▶ _WHAT THIS TASK INVOLVES_: Retype the data exactly, from its first line to the line containing "0, 0, 0, 0, 0];", including both, and skip any picture.

▶ _GIVEN MATERIAL_:
Begin

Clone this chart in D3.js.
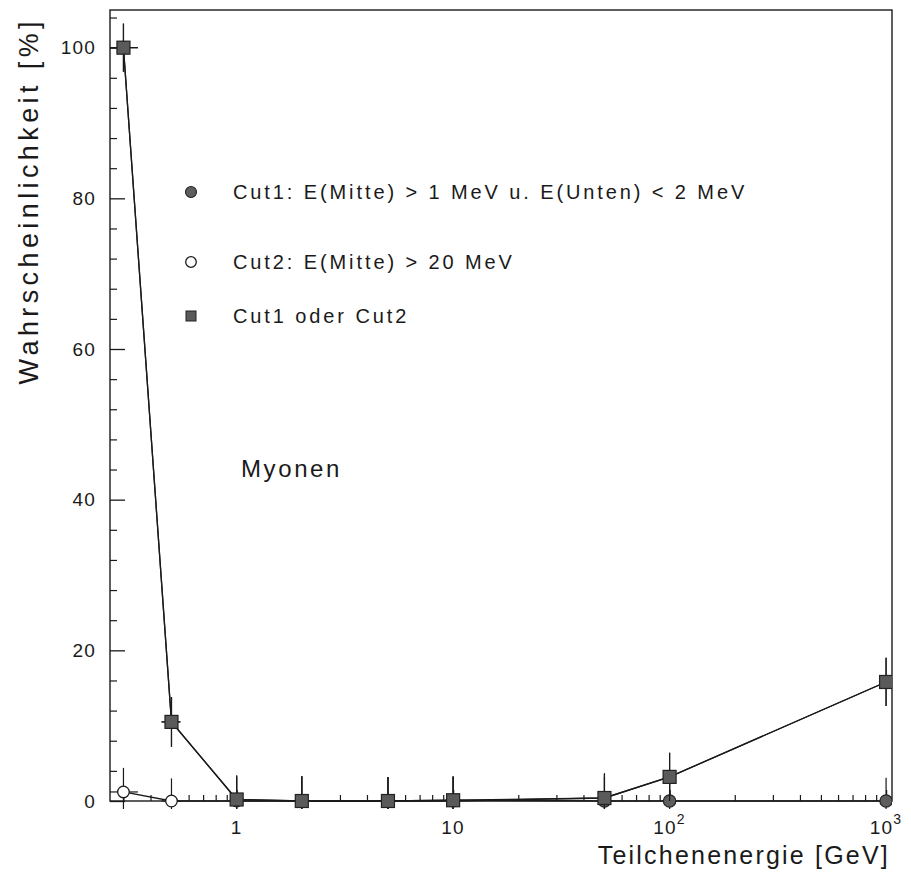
<!DOCTYPE html>
<html>
<head>
<meta charset="utf-8">
<script src="https://cdn.jsdelivr.net/npm/d3@7/dist/d3.min.js"></script>
<style>
  html, body { margin: 0; padding: 0; background: #fff; }
  svg { display: block; }
  text { font-family: "Liberation Sans", Arial, sans-serif; fill: #1a1a1a; }
</style>
</head>
<body>
<svg id="chart" width="911" height="882"></svg>
<script>
// Particle energies in GeV
const energies = [0.3, 0.5, 1, 2, 5, 10, 50, 100, 1000];
const energyErr = [0.05, 0.05, 0, 0, 0, 0, 0, 0, 0];

// Probabilities in percent for each selection
const cut1 = [100, 10.5, 0.2, 0, 0, 0.1, 0, 0, 0];
const cut1Err = [3.2, 3.3, 3.2, 3.3, 3.2, 3.2, 3.2, 3.2, 3.1];
const cut2 = [1.2, 0, 0, 0, 0, 0, 0.4, 3.2, 15.8];
const cut2Err = [3.2, 3.0, 3.2, 3.3, 3.2, 3.2, 3.2, 3.2, 3.2];
const cutEither = [100, 10.5, 0.2, 0, 0, 0.1, 0.4, 3.2, 15.8];
const cutEitherErr = [3.2, 3.3, 3.2, 3.3, 3.2, 3.2, 3.3, 3.2, 3.2];

// Axis ticks and labels
const yMajorTicks = [0, 20, 40, 60, 80, 100];
const yTickLabels = ["0", "20", "40", "60", "80", "100"];
const xMajorTicks = [1, 10, 100, 1000];
const xTickBase = ["1", "10", "10", "10"];
const xTickExp = ["", "", "2", "3"];

const legendLabels = [
  "Cut1: E(Mitte) > 1 MeV u. E(Unten) < 2 MeV",
  "Cut2: E(Mitte) > 20 MeV",
  "Cut1 oder Cut2"
];

const svg = d3.select("#chart");
const L = 110, R = 892, T = 10, B = 801;

const x = d3.scaleLog().domain([0.26, 1065]).range([L, R]);
const y = d3.scaleLinear().domain([0, 105]).range([B, T]);

const ink = "#1a1a1a";

// Frame
svg.append("rect")
  .attr("x", L).attr("y", T).attr("width", R - L).attr("height", B - T)
  .attr("fill", "none").attr("stroke", ink).attr("stroke-width", 1.4);

// Y axis: major and minor ticks pointing inwards
const yMinor = d3.range(0, 105, 4).filter(v => v % 20 !== 0);
svg.append("g").attr("transform", `translate(${L},0)`)
  .call(d3.axisLeft(y).tickValues(yMinor).tickSize(-7).tickFormat(""))
  .call(g => g.select(".domain").remove())
  .call(g => g.selectAll("line").attr("stroke", ink).attr("stroke-width", 1.2));

svg.append("g").attr("transform", `translate(${L},0)`)
  .call(d3.axisLeft(y).tickValues(yMajorTicks).tickSize(-15).tickPadding(14)
    .tickFormat((d, i) => yTickLabels[i]))
  .call(g => g.select(".domain").remove())
  .call(g => g.selectAll("line").attr("stroke", ink).attr("stroke-width", 1.3))
  .call(g => g.selectAll("text")
    .attr("font-size", 19).attr("letter-spacing", 1.2)
    .attr("font-family", "Liberation Sans, Arial, sans-serif")
    .attr("fill", ink));

// X axis: minor ticks at 2..9 of each decade, majors at decades
const xMinor = x.ticks(40).filter(v => {
  const m = v / Math.pow(10, Math.floor(Math.log10(v) + 1e-9));
  return Math.abs(m - 1) > 1e-6;
});
svg.append("g").attr("transform", `translate(0,${B})`)
  .call(d3.axisBottom(x).tickValues(xMinor).tickSize(-6).tickFormat(""))
  .call(g => g.select(".domain").remove())
  .call(g => g.selectAll("line").attr("stroke", ink).attr("stroke-width", 1.2));

svg.append("g").attr("transform", `translate(0,${B})`)
  .call(d3.axisBottom(x).tickValues(xMajorTicks).tickSize(-11).tickFormat(""))
  .call(g => g.select(".domain").remove())
  .call(g => g.selectAll("line").attr("stroke", ink).attr("stroke-width", 1.3));

const xl = svg.append("g").selectAll("text").data(xMajorTicks).join("text")
  .attr("x", d => x(d)).attr("y", 834)
  .attr("text-anchor", "middle").attr("font-size", 19).attr("letter-spacing", 1.2);
xl.append("tspan").text((d, i) => xTickBase[i]);
xl.append("tspan").attr("dy", -10).attr("font-size", 14)
  .text((d, i) => xTickExp[i]);

// Axis titles
svg.append("text")
  .attr("x", 890).attr("y", 864).attr("text-anchor", "end")
  .attr("font-size", 25).attr("letter-spacing", 2.2)
  .text("Teilchenenergie [GeV]");

svg.append("text")
  .attr("transform", "translate(38,17) rotate(-90)")
  .attr("text-anchor", "end")
  .attr("font-size", 27).attr("letter-spacing", 4.4)
  .text("Wahrscheinlichkeit [%]");

// Plot region clip for error bars and lines
svg.append("clipPath").attr("id", "plot")
  .append("rect").attr("x", L).attr("y", T).attr("width", R - L).attr("height", B - T + 8);

const plot = svg.append("g").attr("clip-path", "url(#plot)");

function series(vals, errs) {
  return energies.map((e, i) => ({ e, ex: energyErr[i], v: vals[i], ev: errs[i] }));
}
const sCut2 = series(cut2, cut2Err);
const sCut1 = series(cut1, cut1Err);
const sEither = series(cutEither, cutEitherErr);

const line = d3.line().x(d => x(d.e)).y(d => y(d.v));

function drawErrors(data) {
  const g = plot.append("g").attr("stroke", ink).attr("stroke-width", 1.2);
  g.selectAll(".ev").data(data).join("line")
    .attr("x1", d => x(d.e)).attr("x2", d => x(d.e))
    .attr("y1", d => y(d.v - d.ev)).attr("y2", d => y(d.v + d.ev));
  g.selectAll(".ex").data(data.filter(d => d.ex > 0)).join("line")
    .attr("x1", d => x(d.e - d.ex)).attr("x2", d => x(d.e + d.ex))
    .attr("y1", d => y(d.v)).attr("y2", d => y(d.v));
}

// Cut2: open circles
plot.append("path").datum(sCut2).attr("d", line)
  .attr("fill", "none").attr("stroke", ink).attr("stroke-width", 1.3);
drawErrors(sCut2);
plot.append("g").selectAll("circle").data(sCut2).join("circle")
  .attr("cx", d => x(d.e)).attr("cy", d => y(d.v)).attr("r", 5.8)
  .attr("fill", "#fff").attr("stroke", ink).attr("stroke-width", 1.3);

// Cut1: filled circles
plot.append("path").datum(sCut1).attr("d", line)
  .attr("fill", "none").attr("stroke", ink).attr("stroke-width", 1.3);
drawErrors(sCut1);
plot.append("g").selectAll("circle").data(sCut1).join("circle")
  .attr("cx", d => x(d.e)).attr("cy", d => y(d.v)).attr("r", 6.2)
  .attr("fill", "#5e5e5e").attr("stroke", "#222").attr("stroke-width", 1.2);

// Cut1 oder Cut2: filled squares
plot.append("path").datum(sEither).attr("d", line)
  .attr("fill", "none").attr("stroke", ink).attr("stroke-width", 1.3);
drawErrors(sEither);
const sq = 13;
plot.append("g").selectAll("rect").data(sEither).join("rect")
  .attr("x", d => x(d.e) - sq / 2).attr("y", d => y(d.v) - sq / 2)
  .attr("width", sq).attr("height", sq)
  .attr("fill", "#5a5a5a").attr("stroke", "#222").attr("stroke-width", 1.2);

// Legend
const legendY = [192, 262, 316];
const lx = 191, tx = 233;
svg.append("circle").attr("cx", lx).attr("cy", legendY[0]).attr("r", 5.5)
  .attr("fill", "#5e5e5e").attr("stroke", "#222").attr("stroke-width", 1.1);
svg.append("circle").attr("cx", lx).attr("cy", legendY[1]).attr("r", 5.3)
  .attr("fill", "#fff").attr("stroke", ink).attr("stroke-width", 1.3);
svg.append("rect").attr("x", lx - 5).attr("y", legendY[2] - 5).attr("width", 10).attr("height", 10)
  .attr("fill", "#5a5a5a").attr("stroke", "#222").attr("stroke-width", 1);

svg.append("g").selectAll("text").data(legendLabels).join("text")
  .attr("x", tx).attr("y", (d, i) => legendY[i] + 7)
  .attr("font-size", 20).attr("letter-spacing", 2.9)
  .text(d => d);

// Particle type annotation
svg.append("text")
  .attr("x", 241).attr("y", 477)
  .attr("font-size", 24).attr("letter-spacing", 2.6)
  .text("Myonen");
</script>
</body>
</html>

End

▶ _RESULT FOR THIS EXERCISE_:
Clone this chart in D3.js.
<!DOCTYPE html>
<html>
<head>
<meta charset="utf-8">
<script src="https://cdn.jsdelivr.net/npm/d3@7/dist/d3.min.js"></script>
<style>
  html, body { margin: 0; padding: 0; background: #fff; }
  svg { display: block; }
  text { font-family: "Liberation Sans", Arial, sans-serif; fill: #1a1a1a; }
</style>
</head>
<body>
<svg id="chart" width="911" height="882"></svg>
<script>
// Particle energies in GeV
const energies = [0.3, 0.5, 1, 2, 5, 10, 50, 100, 1000];
const energyErr = [0.05, 0.05, 0, 0, 0, 0, 0, 0, 0];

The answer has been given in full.